Kim Jong-un is Generalissimo, Supreme Leader, and State-President to over 77.2 million Korean people. There are many perspectives from which one can look at Korea: some see a disgruntled, largely-destroyed nation that turned to increasingly totalitarian reforms in order to forge some semblance of prosperity with what little resources it had left; others see nothing less than a brainwashed population, working at the behest of a shadow junta that has taken-away the rights of the Korean people for the gain of the powerful few. Korea is largely distinguished from that of its peers in the Pan-Asiatic States in that its leaders have always mandated that "the popular masses are placed in the center of everything, and the leader is the center of the masses", and thusly, the masses obey the will of their leaders. Those leaders have, for the entirety of the existence of the Pan-Asiatic States, been the Kim political dynasty. This dynasty circumnavigates many of the Pan-Asiatic States' democratic governmental structures through the Party Cell system—organized political "advisers" that answer to the Korean branch of the Asian Communist Party (ACP), who more or less answer to the Kim family. The Party Cells more often than not overstep their role as mere advisers, and in reality, dictate the command of the State-President and that of their inner circle unto the local government administrations. Despite this, or perhaps because of it, Korea is an efficient rural-focused state with a strong economy, a proportionate distribution of wealth, as well as a high quality of life. Though largely an agricultural country, its vast deposits of coal, iron ore, graphite, gold, silver, tungsten, lead, and zinc as well as the manufactories that process them into usable items also contribute to the local Korean economy, and to a lesser extent, the Pan-Asiatic States federal economy as a whole.

The Japanese Soviet Socialist Republic (JSSR)

Neo-Tokyo City

Kazuo Shii is the State-President of the Pan-Asiatic States' youngest and most contentious member-state. The Japanese State is home to around 126.3 million Japanese people (including citizens who live in occupied territories). Part of the Ring of Fire, Japanese people inhabit 6852 islands; the five main islands are Hokkaido, Honshu, Shikoku, Kyushu, and Okinawa.
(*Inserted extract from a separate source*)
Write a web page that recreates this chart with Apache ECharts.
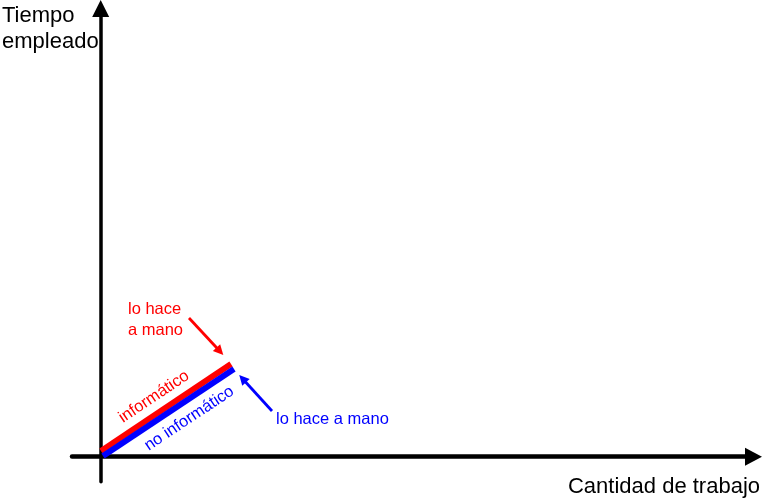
<!DOCTYPE html>
<html><head><meta charset="utf-8">
<script src="https://cdn.jsdelivr.net/npm/echarts@6/dist/echarts.min.js"></script>
<style>html,body{margin:0;padding:0;background:#fff}#c{width:764px;height:500px}</style>
</head><body><div id="c"></div>
<script>
// axis extents (arbitrary units of work / time)
const xRange = [-28.7, 652.8];
const yRange = [-25, 448.2];
// the two lines
const informatico = [[0.3, 5.7], [130.3, 92.7]];
const noInformatico = [[2.3, 0.7], [133.3, 87.7]];
// pointer arrows (tail -> head centre)
const arrowRed = [[88.3, 138.7], [119.2, 105.4]];
const arrowBlue = [[171.3, 45.7], [141.9, 78]];
// texts
const lineLabels = ['informático', 'no informático'];
const noteRed = 'lo hace\na mano';
const noteBlue = 'lo hace a mano';
const axisNames = ['Cantidad de trabajo', 'Tiempo\nempleado'];

const RED = '#ff0000', BLUE = '#0000ff';
const FONT = '"Liberation Sans", Arial, sans-serif';

const chart = echarts.init(document.getElementById('c'));
chart.setOption({
  animation: false,
  backgroundColor: '#fff',
  grid: { left: 72, right: 10.5, top: 8.5, bottom: 18.3 },
  xAxis: {
    type: 'value', min: xRange[0], max: xRange[1],
    splitLine: { show: false }, axisTick: { show: false }, axisLabel: { show: false },
    axisLine: { onZero: true, lineStyle: { color: '#000', width: 4.5 }, symbol: ['none', 'triangle'], symbolSize: [18, 17] }
  },
  yAxis: {
    type: 'value', min: yRange[0], max: yRange[1],
    splitLine: { show: false }, axisTick: { show: false }, axisLabel: { show: false },
    axisLine: { onZero: true, lineStyle: { color: '#000', width: 3.5 }, symbol: ['none', 'triangle'], symbolSize: [17, 17] }
  },
  series: [
    {
      type: 'lines', coordinateSystem: 'cartesian2d', polyline: false,
      symbol: 'none', silent: true,
      lineStyle: { width: 5.8, opacity: 1, curveness: 0 },
      data: [
        { coords: informatico, lineStyle: { color: RED },
          label: { show: true, position: 'insideMiddleTop', distance: 7, formatter: lineLabels[0],
                   color: RED, fontSize: 16.5, fontFamily: FONT, padding: [0, 8, 0, 0] } },
        { coords: noInformatico, lineStyle: { color: BLUE },
          label: { show: true, position: 'insideMiddleBottom', distance: 8, formatter: lineLabels[1],
                   color: BLUE, fontSize: 16.5, fontFamily: FONT, padding: [0, 0, 0, 28] } }
      ]
    },
    {
      type: 'lines', coordinateSystem: 'cartesian2d', polyline: false,
      symbol: ['none', 'triangle'], symbolSize: [9, 10], silent: true,
      lineStyle: { width: 2.8, opacity: 1, curveness: 0 },
      data: [
        { coords: arrowRed, lineStyle: { color: RED } },
        { coords: arrowBlue, lineStyle: { color: BLUE } }
      ]
    }
  ],
  graphic: [
    { type: 'text', left: 2, top: 3,
      style: { text: axisNames[1], fill: '#000', font: '22px ' + FONT, lineHeight: 26 } },
    { type: 'text', right: 4, top: 476,
      style: { text: axisNames[0], fill: '#000', font: '22px ' + FONT } },
    { type: 'text', left: 128, top: 299,
      style: { text: noteRed, fill: RED, font: '16.5px ' + FONT, lineHeight: 21 } },
    { type: 'text', left: 276, top: 411,
      style: { text: noteBlue, fill: BLUE, font: '16.5px ' + FONT } }
  ]
});
</script>
</body></html>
About three-fourths of the country's terrain is mountainous, concentrating its population on narrow coastal plains. A black shadow is often cast upon Japanese history due to its chauvinistic expansions in the early 20th Century, and the Japanese people, even within the Pan-Asiatic States themselves, are often subject to the mark that the legacy of their ancestors have tainted them with. This prejudice, born out of a hereditary fear as well as a negative public consensus towards Japanese self-determination, greatly shapes domestic policy. Japanese soldiers are barred from patrolling their own country—in their place, a joint Soviet-Asiatic occupation force controls territories deemed vulnerable to polarization by neo-nationalist extremists. These parts of the Pan-Asiatic States are ruled by perpetual Martial Law, as administered by governors appointed in rotation by both the federal Pan-Asiatic government and the Union of Soviet Socialist Republics, who are in the process of gradually relinquishing control of the Japanese islands to the Pan-Asiatic States. A leader in the automotive and electronics industries, Japan has made significant contributions to science and technology. As a result of this, Japan heavily relies on agrarian shipments from other states of the Pan-Asiatic States thereby binding it to the federal government.


Neo-Tokyo and Neo-Manila were both annihilated by nuclear weapons during the Second World War, killing much of their populations, obliterating their infrastructure, and annihilating much of their historical monuments. Both of these cities had to be built from the ground-up and were inaugurated with the "Neo-" prefix following their restoration.